## GOAL
Reproduce the listing word for word, leaving every picture behind.

[BEGIN PROVIDED MATERIAL]

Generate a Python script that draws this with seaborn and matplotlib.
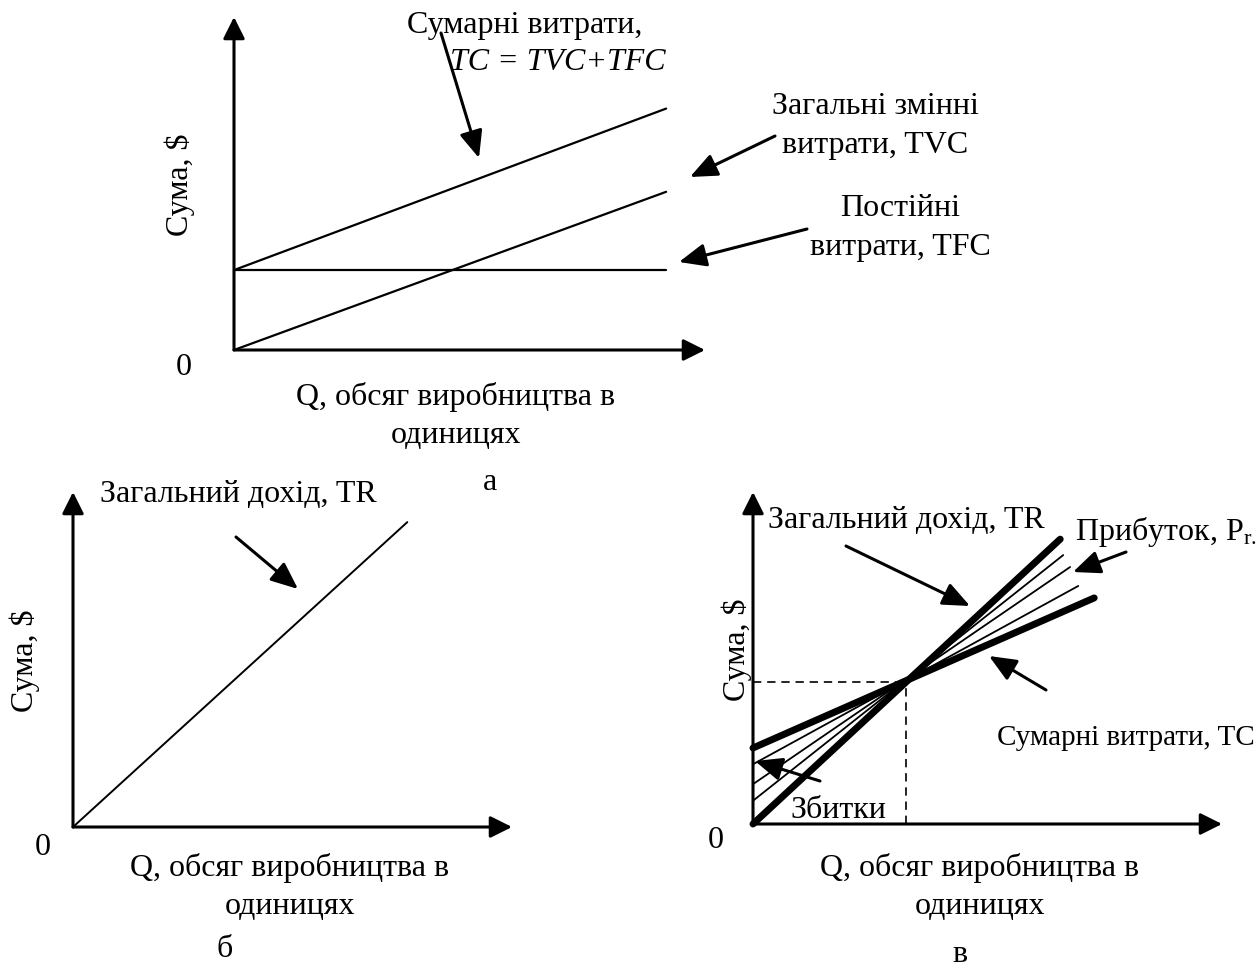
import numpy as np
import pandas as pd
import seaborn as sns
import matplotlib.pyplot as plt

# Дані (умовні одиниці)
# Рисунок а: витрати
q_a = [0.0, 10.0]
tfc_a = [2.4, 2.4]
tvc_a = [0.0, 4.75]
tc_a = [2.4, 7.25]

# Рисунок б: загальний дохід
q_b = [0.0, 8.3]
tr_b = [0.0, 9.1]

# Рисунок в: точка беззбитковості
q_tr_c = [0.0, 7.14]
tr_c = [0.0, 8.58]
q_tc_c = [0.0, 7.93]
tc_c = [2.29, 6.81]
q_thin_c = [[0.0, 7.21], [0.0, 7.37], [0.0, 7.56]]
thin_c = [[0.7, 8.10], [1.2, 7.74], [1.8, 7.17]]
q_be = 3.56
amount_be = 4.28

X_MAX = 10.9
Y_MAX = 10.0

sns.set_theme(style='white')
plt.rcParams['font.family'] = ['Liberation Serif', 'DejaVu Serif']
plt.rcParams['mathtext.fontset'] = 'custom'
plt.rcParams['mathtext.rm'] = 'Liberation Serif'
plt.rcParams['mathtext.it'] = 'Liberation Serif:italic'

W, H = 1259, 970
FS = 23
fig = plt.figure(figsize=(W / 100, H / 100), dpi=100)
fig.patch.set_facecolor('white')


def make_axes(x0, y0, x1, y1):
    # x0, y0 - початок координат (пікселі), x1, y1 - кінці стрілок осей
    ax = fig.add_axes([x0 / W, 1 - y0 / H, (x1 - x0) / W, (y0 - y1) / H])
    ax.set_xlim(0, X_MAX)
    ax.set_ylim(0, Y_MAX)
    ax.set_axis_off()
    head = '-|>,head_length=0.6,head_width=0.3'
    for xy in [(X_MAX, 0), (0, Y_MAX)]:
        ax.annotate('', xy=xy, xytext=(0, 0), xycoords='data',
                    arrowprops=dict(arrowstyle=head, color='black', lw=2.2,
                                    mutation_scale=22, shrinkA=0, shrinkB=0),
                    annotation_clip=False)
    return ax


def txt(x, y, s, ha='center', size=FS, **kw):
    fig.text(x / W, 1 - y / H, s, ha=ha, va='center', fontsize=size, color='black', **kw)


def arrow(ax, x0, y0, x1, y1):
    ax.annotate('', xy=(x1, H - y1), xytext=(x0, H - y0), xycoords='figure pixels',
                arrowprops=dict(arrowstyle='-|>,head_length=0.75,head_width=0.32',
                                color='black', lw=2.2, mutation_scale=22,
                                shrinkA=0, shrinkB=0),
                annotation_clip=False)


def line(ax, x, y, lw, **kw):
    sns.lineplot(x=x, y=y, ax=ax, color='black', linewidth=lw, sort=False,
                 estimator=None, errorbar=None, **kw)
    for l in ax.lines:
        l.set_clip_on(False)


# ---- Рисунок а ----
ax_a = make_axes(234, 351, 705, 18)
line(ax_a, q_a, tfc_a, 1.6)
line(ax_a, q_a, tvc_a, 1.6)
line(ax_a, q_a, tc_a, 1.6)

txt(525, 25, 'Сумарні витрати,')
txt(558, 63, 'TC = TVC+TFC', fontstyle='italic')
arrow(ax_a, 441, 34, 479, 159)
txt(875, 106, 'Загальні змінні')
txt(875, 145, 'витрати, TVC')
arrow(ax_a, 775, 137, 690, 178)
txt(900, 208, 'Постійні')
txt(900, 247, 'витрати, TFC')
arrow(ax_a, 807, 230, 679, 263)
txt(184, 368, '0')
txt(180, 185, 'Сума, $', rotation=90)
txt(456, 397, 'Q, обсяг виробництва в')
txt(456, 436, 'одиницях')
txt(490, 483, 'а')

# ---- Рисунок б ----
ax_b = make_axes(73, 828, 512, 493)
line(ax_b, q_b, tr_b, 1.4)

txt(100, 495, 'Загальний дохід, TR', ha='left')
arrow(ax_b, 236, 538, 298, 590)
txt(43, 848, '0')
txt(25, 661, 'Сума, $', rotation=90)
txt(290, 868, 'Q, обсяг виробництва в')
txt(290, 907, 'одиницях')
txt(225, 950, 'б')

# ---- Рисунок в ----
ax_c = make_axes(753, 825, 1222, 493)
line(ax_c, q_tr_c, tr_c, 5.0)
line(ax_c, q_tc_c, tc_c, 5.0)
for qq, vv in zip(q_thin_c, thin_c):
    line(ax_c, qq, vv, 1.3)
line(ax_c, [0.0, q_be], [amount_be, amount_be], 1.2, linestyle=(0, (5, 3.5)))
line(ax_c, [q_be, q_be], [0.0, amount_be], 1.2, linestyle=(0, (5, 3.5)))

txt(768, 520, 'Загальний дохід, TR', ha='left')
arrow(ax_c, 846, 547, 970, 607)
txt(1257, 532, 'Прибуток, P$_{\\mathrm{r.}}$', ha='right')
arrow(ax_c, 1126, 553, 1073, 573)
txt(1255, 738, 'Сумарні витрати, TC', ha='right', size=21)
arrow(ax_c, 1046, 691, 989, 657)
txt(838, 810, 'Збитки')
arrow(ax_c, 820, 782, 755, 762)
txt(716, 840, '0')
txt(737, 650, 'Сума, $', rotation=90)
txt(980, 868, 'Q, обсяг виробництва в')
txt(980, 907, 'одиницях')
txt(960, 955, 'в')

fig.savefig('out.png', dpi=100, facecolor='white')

[END PROVIDED MATERIAL]

## IN RESPONSE
Generate a Python script that draws this with seaborn and matplotlib.
import numpy as np
import pandas as pd
import seaborn as sns
import matplotlib.pyplot as plt

# Дані (умовні одиниці)
# Рисунок а: витрати
q_a = [0.0, 10.0]
tfc_a = [2.4, 2.4]
tvc_a = [0.0, 4.75]
tc_a = [2.4, 7.25]

# Рисунок б: загальний дохід
q_b = [0.0, 8.3]
tr_b = [0.0, 9.1]

# Рисунок в: точка беззбитковості
q_tr_c = [0.0, 7.14]
tr_c = [0.0, 8.58]
q_tc_c = [0.0, 7.93]
tc_c = [2.29, 6.81]
q_thin_c = [[0.0, 7.21], [0.0, 7.37], [0.0, 7.56]]
thin_c = [[0.7, 8.10], [1.2, 7.74], [1.8, 7.17]]
q_be = 3.56
amount_be = 4.28

X_MAX = 10.9
Y_MAX = 10.0

sns.set_theme(style='white')
plt.rcParams['font.family'] = ['Liberation Serif', 'DejaVu Serif']
plt.rcParams['mathtext.fontset'] = 'custom'
plt.rcParams['mathtext.rm'] = 'Liberation Serif'
plt.rcParams['mathtext.it'] = 'Liberation Serif:italic'

W, H = 1259, 970
FS = 23
fig = plt.figure(figsize=(W / 100, H / 100), dpi=100)
fig.patch.set_facecolor('white')


def make_axes(x0, y0, x1, y1):
    # x0, y0 - початок координат (пікселі), x1, y1 - кінці стрілок осей
    ax = fig.add_axes([x0 / W, 1 - y0 / H, (x1 - x0) / W, (y0 - y1) / H])
    ax.set_xlim(0, X_MAX)
    ax.set_ylim(0, Y_MAX)
    ax.set_axis_off()
    head = '-|>,head_length=0.6,head_width=0.3'
    for xy in [(X_MAX, 0), (0, Y_MAX)]:
        ax.annotate('', xy=xy, xytext=(0, 0), xycoords='data',
                    arrowprops=dict(arrowstyle=head, color='black', lw=2.2,
                                    mutation_scale=22, shrinkA=0, shrinkB=0),
                    annotation_clip=False)
    return ax


def txt(x, y, s, ha='center', size=FS, **kw):
    fig.text(x / W, 1 - y / H, s, ha=ha, va='center', fontsize=size, color='black', **kw)


def arrow(ax, x0, y0, x1, y1):
    ax.annotate('', xy=(x1, H - y1), xytext=(x0, H - y0), xycoords='figure pixels',
                arrowprops=dict(arrowstyle='-|>,head_length=0.75,head_width=0.32',
                                color='black', lw=2.2, mutation_scale=22,
                                shrinkA=0, shrinkB=0),
                annotation_clip=False)


def line(ax, x, y, lw, **kw):
    sns.lineplot(x=x, y=y, ax=ax, color='black', linewidth=lw, sort=False,
                 estimator=None, errorbar=None, **kw)
    for l in ax.lines:
        l.set_clip_on(False)


# ---- Рисунок а ----
ax_a = make_axes(234, 351, 705, 18)
line(ax_a, q_a, tfc_a, 1.6)
line(ax_a, q_a, tvc_a, 1.6)
line(ax_a, q_a, tc_a, 1.6)

txt(525, 25, 'Сумарні витрати,')
txt(558, 63, 'TC = TVC+TFC', fontstyle='italic')
arrow(ax_a, 441, 34, 479, 159)
txt(875, 106, 'Загальні змінні')
txt(875, 145, 'витрати, TVC')
arrow(ax_a, 775, 137, 690, 178)
txt(900, 208, 'Постійні')
txt(900, 247, 'витрати, TFC')
arrow(ax_a, 807, 230, 679, 263)
txt(184, 368, '0')
txt(180, 185, 'Сума, $', rotation=90)
txt(456, 397, 'Q, обсяг виробництва в')
txt(456, 436, 'одиницях')
txt(490, 483, 'а')

# ---- Рисунок б ----
ax_b = make_axes(73, 828, 512, 493)
line(ax_b, q_b, tr_b, 1.4)

txt(100, 495, 'Загальний дохід, TR', ha='left')
arrow(ax_b, 236, 538, 298, 590)
txt(43, 848, '0')
txt(25, 661, 'Сума, $', rotation=90)
txt(290, 868, 'Q, обсяг виробництва в')
txt(290, 907, 'одиницях')
txt(225, 950, 'б')

# ---- Рисунок в ----
ax_c = make_axes(753, 825, 1222, 493)
line(ax_c, q_tr_c, tr_c, 5.0)
line(ax_c, q_tc_c, tc_c, 5.0)
for qq, vv in zip(q_thin_c, thin_c):
    line(ax_c, qq, vv, 1.3)
line(ax_c, [0.0, q_be], [amount_be, amount_be], 1.2, linestyle=(0, (5, 3.5)))
line(ax_c, [q_be, q_be], [0.0, amount_be], 1.2, linestyle=(0, (5, 3.5)))

txt(768, 520, 'Загальний дохід, TR', ha='left')
arrow(ax_c, 846, 547, 970, 607)
txt(1257, 532, 'Прибуток, P$_{\\mathrm{r.}}$', ha='right')
arrow(ax_c, 1126, 553, 1073, 573)
txt(1255, 738, 'Сумарні витрати, TC', ha='right', size=21)
arrow(ax_c, 1046, 691, 989, 657)
txt(838, 810, 'Збитки')
arrow(ax_c, 820, 782, 755, 762)
txt(716, 840, '0')
txt(737, 650, 'Сума, $', rotation=90)
txt(980, 868, 'Q, обсяг виробництва в')
txt(980, 907, 'одиницях')
txt(960, 955, 'в')

fig.savefig('out.png', dpi=100, facecolor='white')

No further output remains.